- [Objective] Copy everything in the data below exactly except the pictures.

- [Dataset excerpts]
BEGIN

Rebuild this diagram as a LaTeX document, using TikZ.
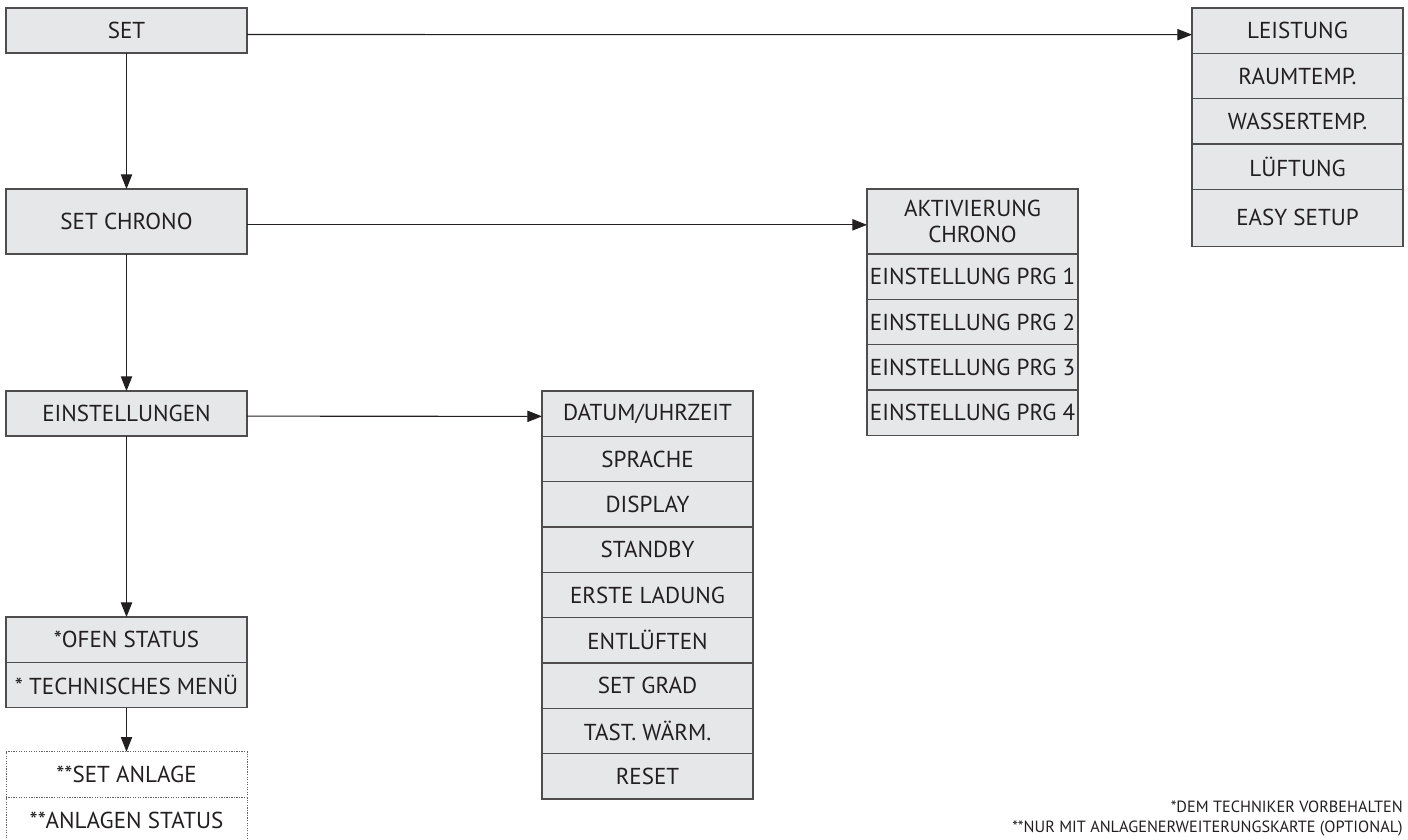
\documentclass[tikz,border=0pt]{standalone}
\usepackage{fontspec}
\setmainfont{PT Sans}
\usepackage{xcolor}
\usetikzlibrary{positioning,arrows.meta}

\definecolor{boxgray}{RGB}{230,231,232}
\definecolor{inkgray}{RGB}{35,31,32}

\begin{document}
\begin{tikzpicture}[
        x=0.75pt, y=-0.75pt,
        >={Triangle[length=11pt,width=8.5pt]},
        menu/.style={rectangle, draw=inkgray!80, fill=boxgray, line width=0.9pt, outer sep=0pt, inner sep=0pt, minimum width=180.75pt, minimum height=33.75pt, align=center, text=inkgray, font=\fontsize{17.3}{20}\selectfont},
        item/.style={menu, minimum width=158.25pt, minimum height=34pt},
        opt/.style={menu, fill=white, draw=inkgray!70, densely dotted, line width=0.6pt, minimum height=34.5pt},
        link/.style={->, line width=0.8pt, inkgray}
    ]
    \useasboundingbox (0,0) rectangle (1408,839);

    % Main menu
    \node[menu, anchor=north west] (set) at (6,8) {SET};
    \node[menu, minimum height=48.75pt, below=102pt of set] (chrono) {SET CHRONO};
    \node[menu, below=102.75pt of chrono] (einst) {EINSTELLUNGEN};
    \node[menu, minimum height=34pt, below=135.75pt of einst] (ofen) {*OFEN STATUS};
    \node[menu, minimum height=34pt, below=0pt of ofen] (tech) {* TECHNISCHES MENÜ};
    \node[opt, below=33pt of tech] (anlage) {**SET ANLAGE};
    \node[opt, below=0pt of anlage] (astatus) {**ANLAGEN STATUS};

    % SET
    \node[item, anchor=north west] (leist) at (1192,8) {LEISTUNG};
    \node[item, below=0pt of leist] (raum) {RAUMTEMP.};
    \node[item, below=0pt of raum] (wasser) {WASSERTEMP.};
    \node[item, below=0pt of wasser] (lueft) {LÜFTUNG};
    \node[item, minimum height=42.75pt, below=0pt of lueft] (easy) {EASY SETUP};

    % SET CHRONO
    \node[item, minimum height=48.75pt, anchor=north west] (aktiv) at (867,189) {AKTIVIERUNG\\CHRONO};
    \node[item, below=0pt of aktiv] (prg1) {EINSTELLUNG PRG 1};
    \node[item, below=0pt of prg1] (prg2) {EINSTELLUNG PRG 2};
    \node[item, below=0pt of prg2] (prg3) {EINSTELLUNG PRG 3};
    \node[item, below=0pt of prg3] (prg4) {EINSTELLUNG PRG 4};

    % EINSTELLUNGEN
    \node[item, anchor=north west] (datum) at (542,391) {DATUM/UHRZEIT};
    \node[item, below=0pt of datum] (sprache) {SPRACHE};
    \node[item, below=0pt of sprache] (display) {DISPLAY};
    \node[item, below=0pt of display] (standby) {STANDBY};
    \node[item, below=0pt of standby] (ladung) {ERSTE LADUNG};
    \node[item, below=0pt of ladung] (entlueft) {ENTLÜFTEN};
    \node[item, below=0pt of entlueft] (grad) {SET GRAD};
    \node[item, below=0pt of grad] (tast) {TAST. WÄRM.};
    \node[item, below=0pt of tast] (reset) {RESET};

    % Notes
    \node[anchor=north east, align=right, inner sep=0pt, text=inkgray, font=\fontsize{12.2}{15}\selectfont] (notes) at (1403,801) {*DEM TECHNIKER VORBEHALTEN\\**NUR MIT ANLAGENERWEITERUNGSKARTE (OPTIONAL)};

    % Connections
    \draw[link] (set) -- (chrono);
    \draw[link] (chrono) -- (einst);
    \draw[link] (einst) -- (ofen);
    \draw[link] (tech) -- (anlage);

    \draw[link] ([yshift=-3pt]set.east) -- ([yshift=-3pt]leist.west);
    \draw[link] ([yshift=-2.5pt]chrono.east) -- ([yshift=-2.5pt]aktiv.west);
    \draw[link] ([yshift=-2pt]einst.east) -- ([yshift=-2pt]datum.west);

\end{tikzpicture}
\end{document}
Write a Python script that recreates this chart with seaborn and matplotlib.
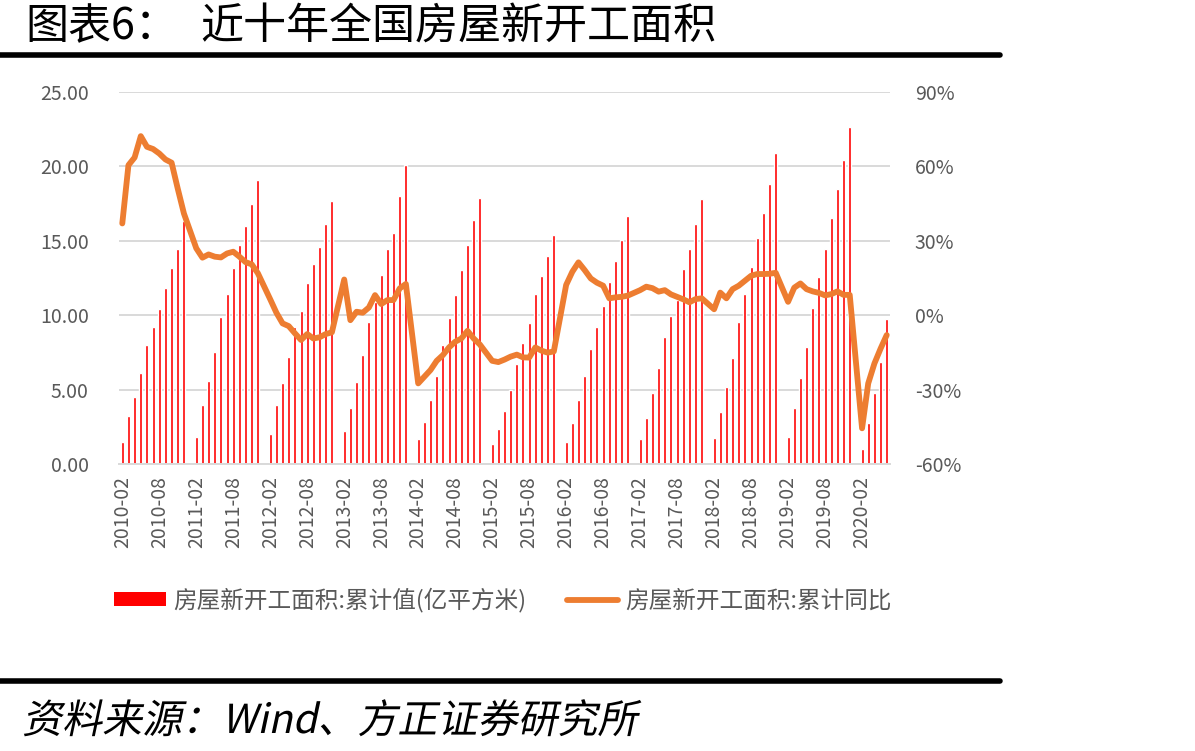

END

- [Output of the task]
Rebuild this diagram as a LaTeX document, using TikZ.
\documentclass[tikz,border=0pt]{standalone}
\usepackage{fontspec}
\setmainfont{PT Sans}
\usepackage{xcolor}
\usetikzlibrary{positioning,arrows.meta}

\definecolor{boxgray}{RGB}{230,231,232}
\definecolor{inkgray}{RGB}{35,31,32}

\begin{document}
\begin{tikzpicture}[
        x=0.75pt, y=-0.75pt,
        >={Triangle[length=11pt,width=8.5pt]},
        menu/.style={rectangle, draw=inkgray!80, fill=boxgray, line width=0.9pt, outer sep=0pt, inner sep=0pt, minimum width=180.75pt, minimum height=33.75pt, align=center, text=inkgray, font=\fontsize{17.3}{20}\selectfont},
        item/.style={menu, minimum width=158.25pt, minimum height=34pt},
        opt/.style={menu, fill=white, draw=inkgray!70, densely dotted, line width=0.6pt, minimum height=34.5pt},
        link/.style={->, line width=0.8pt, inkgray}
    ]
    \useasboundingbox (0,0) rectangle (1408,839);

    % Main menu
    \node[menu, anchor=north west] (set) at (6,8) {SET};
    \node[menu, minimum height=48.75pt, below=102pt of set] (chrono) {SET CHRONO};
    \node[menu, below=102.75pt of chrono] (einst) {EINSTELLUNGEN};
    \node[menu, minimum height=34pt, below=135.75pt of einst] (ofen) {*OFEN STATUS};
    \node[menu, minimum height=34pt, below=0pt of ofen] (tech) {* TECHNISCHES MENÜ};
    \node[opt, below=33pt of tech] (anlage) {**SET ANLAGE};
    \node[opt, below=0pt of anlage] (astatus) {**ANLAGEN STATUS};

    % SET
    \node[item, anchor=north west] (leist) at (1192,8) {LEISTUNG};
    \node[item, below=0pt of leist] (raum) {RAUMTEMP.};
    \node[item, below=0pt of raum] (wasser) {WASSERTEMP.};
    \node[item, below=0pt of wasser] (lueft) {LÜFTUNG};
    \node[item, minimum height=42.75pt, below=0pt of lueft] (easy) {EASY SETUP};

    % SET CHRONO
    \node[item, minimum height=48.75pt, anchor=north west] (aktiv) at (867,189) {AKTIVIERUNG\\CHRONO};
    \node[item, below=0pt of aktiv] (prg1) {EINSTELLUNG PRG 1};
    \node[item, below=0pt of prg1] (prg2) {EINSTELLUNG PRG 2};
    \node[item, below=0pt of prg2] (prg3) {EINSTELLUNG PRG 3};
    \node[item, below=0pt of prg3] (prg4) {EINSTELLUNG PRG 4};

    % EINSTELLUNGEN
    \node[item, anchor=north west] (datum) at (542,391) {DATUM/UHRZEIT};
    \node[item, below=0pt of datum] (sprache) {SPRACHE};
    \node[item, below=0pt of sprache] (display) {DISPLAY};
    \node[item, below=0pt of display] (standby) {STANDBY};
    \node[item, below=0pt of standby] (ladung) {ERSTE LADUNG};
    \node[item, below=0pt of ladung] (entlueft) {ENTLÜFTEN};
    \node[item, below=0pt of entlueft] (grad) {SET GRAD};
    \node[item, below=0pt of grad] (tast) {TAST. WÄRM.};
    \node[item, below=0pt of tast] (reset) {RESET};

    % Notes
    \node[anchor=north east, align=right, inner sep=0pt, text=inkgray, font=\fontsize{12.2}{15}\selectfont] (notes) at (1403,801) {*DEM TECHNIKER VORBEHALTEN\\**NUR MIT ANLAGENERWEITERUNGSKARTE (OPTIONAL)};

    % Connections
    \draw[link] (set) -- (chrono);
    \draw[link] (chrono) -- (einst);
    \draw[link] (einst) -- (ofen);
    \draw[link] (tech) -- (anlage);

    \draw[link] ([yshift=-3pt]set.east) -- ([yshift=-3pt]leist.west);
    \draw[link] ([yshift=-2.5pt]chrono.east) -- ([yshift=-2.5pt]aktiv.west);
    \draw[link] ([yshift=-2pt]einst.east) -- ([yshift=-2pt]datum.west);

\end{tikzpicture}
\end{document}
Write a Python script that recreates this chart with seaborn and matplotlib.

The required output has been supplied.